Human Action Recognition Using CNN and LSTM
This project focuses on human action recognition using advanced deep learning techniques, specifically Convolutional LSTM (ConvLSTM) and Long-term Recurrent Convolutional Networks (LRCN). The goal is to accurately classify human actions in video sequences, leveraging both spatial and temporal features.
This project uses the UCF50 dataset, which is a popular benchmark dataset for human action recognition.
Description: The UCF50 dataset contains 50 action categories with a total of 6,618 videos. Each video is labeled with one of the 50 action categories, including actions like "Jumping Jack," "Walking," and "Running." The dataset covers a wide range of human actions and is diverse in terms of viewpoints and backgrounds. Organization: The dataset is organized into directories where each directory corresponds to a specific action class. Each action directory contains several video files of that particular action.
- Video Processing:
cv2
,moviepy.editor
,pafy
,youtube-dl
,pytube
- Data Manipulation:
numpy
,datetime
,collections.deque
- Machine Learning:
tensorflow
,tensorflow.keras.layers
,tensorflow.keras.models
- Utilities:
sklearn.model_selection.train_test_split
,matplotlib.pyplot
,tensorflow.keras.utils.to_categorical
,tensorflow.keras.utils.plot_model
,tensorflow.keras.callbacks.EarlyStopping
The ConvLSTM model integrates convolutional operations with LSTM units to capture both spatial and temporal information. This approach is well-suited for recognizing actions in video sequences by processing frames with spatial filters and then learning temporal dependencies.

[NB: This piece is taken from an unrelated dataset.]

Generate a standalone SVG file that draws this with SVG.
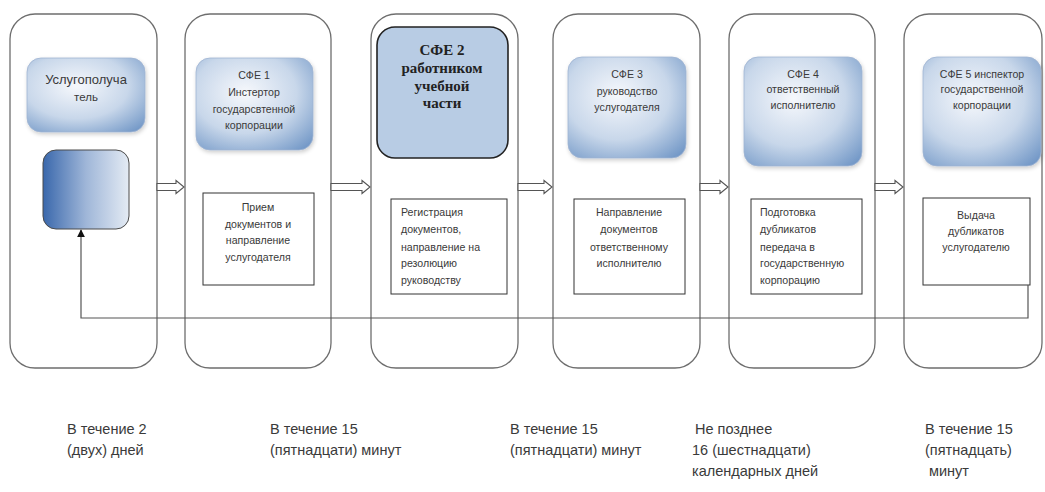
<svg xmlns="http://www.w3.org/2000/svg" width="1045" height="492" viewBox="0 0 1045 492">
<defs>
<radialGradient id="gBlue" cx="0.42" cy="0.38" r="0.8">
<stop offset="0" stop-color="#f6f8fc"/>
<stop offset="0.55" stop-color="#c8d7ea"/>
<stop offset="1" stop-color="#7096c6"/>
</radialGradient>
<linearGradient id="gDark" x1="0" y1="0" x2="1" y2="0">
<stop offset="0" stop-color="#3a68ac"/>
<stop offset="0.5" stop-color="#9fb6d8"/>
<stop offset="1" stop-color="#e4ebf4"/>
</linearGradient>
<filter id="sh" x="-10%" y="-10%" width="130%" height="130%">
<feGaussianBlur in="SourceAlpha" stdDeviation="2"/>
<feOffset dx="1" dy="2"/>
<feComponentTransfer><feFuncA type="linear" slope="0.2"/></feComponentTransfer>
<feMerge><feMergeNode/><feMergeNode in="SourceGraphic"/></feMerge>
</filter>
<marker id="ah" viewBox="0 0 10 10" refX="9" refY="5" markerWidth="8" markerHeight="8" markerUnits="userSpaceOnUse" orient="auto">
<path d="M0,0 L10,5 L0,10 Z" fill="#111"/>
</marker>
</defs>
<style>
.lane{fill:#fff;stroke:#6e6e6e;stroke-width:1.3}
.blue{fill:url(#gBlue);stroke:#9fb4d2;stroke-width:0.8;filter:url(#sh)}
.wbox{fill:#fff;stroke:#333;stroke-width:1}
.t{font-family:"Liberation Sans",Arial,sans-serif;font-size:10.6px;fill:#3a3a3a}
.c{text-anchor:middle}
.b{font-family:"Liberation Sans",Arial,sans-serif;font-size:14.5px;fill:#3a3a3a}
.s{font-family:"Liberation Serif","Times New Roman",serif;font-size:15px;font-weight:bold;fill:#222;text-anchor:middle}
.conn{fill:none;stroke:#555;stroke-width:1.2}
.barr{fill:#fff;stroke:#555;stroke-width:1.1}
</style>

<g id="lane1">
<rect class="lane" x="10" y="14" width="147" height="354" rx="25"/>
<rect class="blue" x="27" y="58" width="118" height="74" rx="14"/>
<text class="t c" x="86" y="84" style="font-size:13px">Услугополуча</text>
<text class="t c" x="86" y="101" style="font-size:11.5px">тель</text>
<rect x="43" y="150" width="86" height="79" rx="13" fill="url(#gDark)" stroke="#4a4a4a" stroke-width="1"/>
</g>

<g id="lane2">
<rect class="lane" x="185" y="14" width="146" height="354" rx="25"/>
<rect class="blue" x="196" y="58" width="117" height="92" rx="14"/>
<text class="t c" x="254" y="79">СФЕ 1</text>
<text class="t c" x="254" y="96">Инстертор</text>
<text class="t c" x="254" y="113">государсвтенной</text>
<text class="t c" x="254" y="129">корпорации</text>
<rect class="wbox" x="203" y="193" width="111" height="92"/>
<text class="t c" x="258" y="211">Прием</text>
<text class="t c" x="258" y="228">документов и</text>
<text class="t c" x="258" y="244">направление</text>
<text class="t c" x="258" y="261">услугодателя</text>
</g>

<g id="lane3">
<rect class="lane" x="371" y="14" width="147" height="354" rx="25"/>
<rect x="377" y="27" width="131" height="131" rx="18" fill="#b8cce4" stroke="#222" stroke-width="1.6"/>
<text class="s" x="442" y="55">СФЕ 2</text>
<text class="s" x="442" y="73">работником</text>
<text class="s" x="442" y="91">учебной</text>
<text class="s" x="442" y="108">части</text>
<rect class="wbox" x="391" y="199" width="116" height="95"/>
<text class="t" x="401" y="216">Регистрация</text>
<text class="t" x="401" y="233">документов,</text>
<text class="t" x="401" y="251">направление на</text>
<text class="t" x="401" y="267">резолюцию</text>
<text class="t" x="401" y="284">руководству</text>
</g>

<g id="lane4">
<rect class="lane" x="553" y="14" width="147" height="354" rx="25"/>
<rect class="blue" x="568" y="57" width="118" height="101" rx="14"/>
<text class="t c" x="627" y="78">СФЕ 3</text>
<text class="t c" x="627" y="95">руководство</text>
<text class="t c" x="627" y="111">услугодателя</text>
<rect class="wbox" x="574" y="199" width="111" height="95"/>
<text class="t c" x="629" y="216">Направление</text>
<text class="t c" x="629" y="233">документов</text>
<text class="t c" x="629" y="251">ответственному</text>
<text class="t c" x="629" y="267">исполнителю</text>
</g>

<g id="lane5">
<rect class="lane" x="729" y="14" width="146" height="354" rx="25"/>
<rect class="blue" x="744" y="57" width="118" height="109" rx="14"/>
<text class="t c" x="803" y="78">СФЕ 4</text>
<text class="t c" x="803" y="93">ответственный</text>
<text class="t c" x="803" y="109">исполнителю</text>
<rect class="wbox" x="751" y="199" width="111" height="95"/>
<text class="t" x="760" y="216">Подготовка</text>
<text class="t" x="760" y="233">дубликатов</text>
<text class="t" x="760" y="251">передача в</text>
<text class="t" x="760" y="267">государственную</text>
<text class="t" x="760" y="284">корпорацию</text>
</g>

<g id="lane6">
<rect class="lane" x="904" y="14" width="138" height="354" rx="25"/>
<rect class="blue" x="923" y="57" width="118" height="109" rx="14"/>
<text class="t c" x="982" y="78">СФЕ 5 инспектор</text>
<text class="t c" x="982" y="93">государственной</text>
<text class="t c" x="982" y="109">корпорации</text>
<rect class="wbox" x="923" y="198" width="107" height="87"/>
<text class="t c" x="976" y="219">Выдача</text>
<text class="t c" x="976" y="235">дубликатов</text>
<text class="t c" x="976" y="251">услугодателю</text>
</g>

<g id="connectors">
<path class="barr" d="M157,183.5 L176,183.5 L176,180.5 L184,187 L176,193.5 L176,190.5 L157,190.5 Z"/>
<path class="barr" d="M331,183.5 L362,183.5 L362,180.5 L370,187 L362,193.5 L362,190.5 L331,190.5 Z"/>
<path class="barr" d="M518,183.5 L544,183.5 L544,180.5 L552,187 L544,193.5 L544,190.5 L518,190.5 Z"/>
<path class="barr" d="M700,183.5 L720,183.5 L720,180.5 L728,187 L720,193.5 L720,190.5 L700,190.5 Z"/>
<path class="barr" d="M875,183.5 L895,183.5 L895,180.5 L903,187 L895,193.5 L895,190.5 L875,190.5 Z"/>
<path class="conn" d="M1028,285 L1028,318 L81,318 L81,230" marker-end="url(#ah)"/>
</g>

<g id="labels">
<text class="b" x="67" y="434">В течение 2</text>
<text class="b" x="67" y="455">(двух) дней</text>
<text class="b" x="270" y="434">В течение 15</text>
<text class="b" x="270" y="455">(пятнадцати) минут</text>
<text class="b" x="510" y="434">В течение 15</text>
<text class="b" x="510" y="455">(пятнадцати) минут</text>
<text class="b" x="695" y="434">Не позднее</text>
<text class="b" x="692" y="455">16 (шестнадцати)</text>
<text class="b" x="692" y="476">календарных дней</text>
<text class="b" x="925" y="434">В течение 15</text>
<text class="b" x="925" y="455">(пятнадцать)</text>
<text class="b" x="929" y="476">минут</text>
</g>
</svg>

Architecture: The ConvLSTM model consists of several ConvLSTM layers followed by fully connected layers for classification.
The LRCN model combines Convolutional Neural Networks (CNN) with LSTM networks. The CNN extracts spatial features from individual frames, and the LSTM captures temporal dependencies across frames.
Architecture: The LRCN model first applies CNN layers to each frame to obtain feature vectors, which are then fed into an LSTM network for action classification.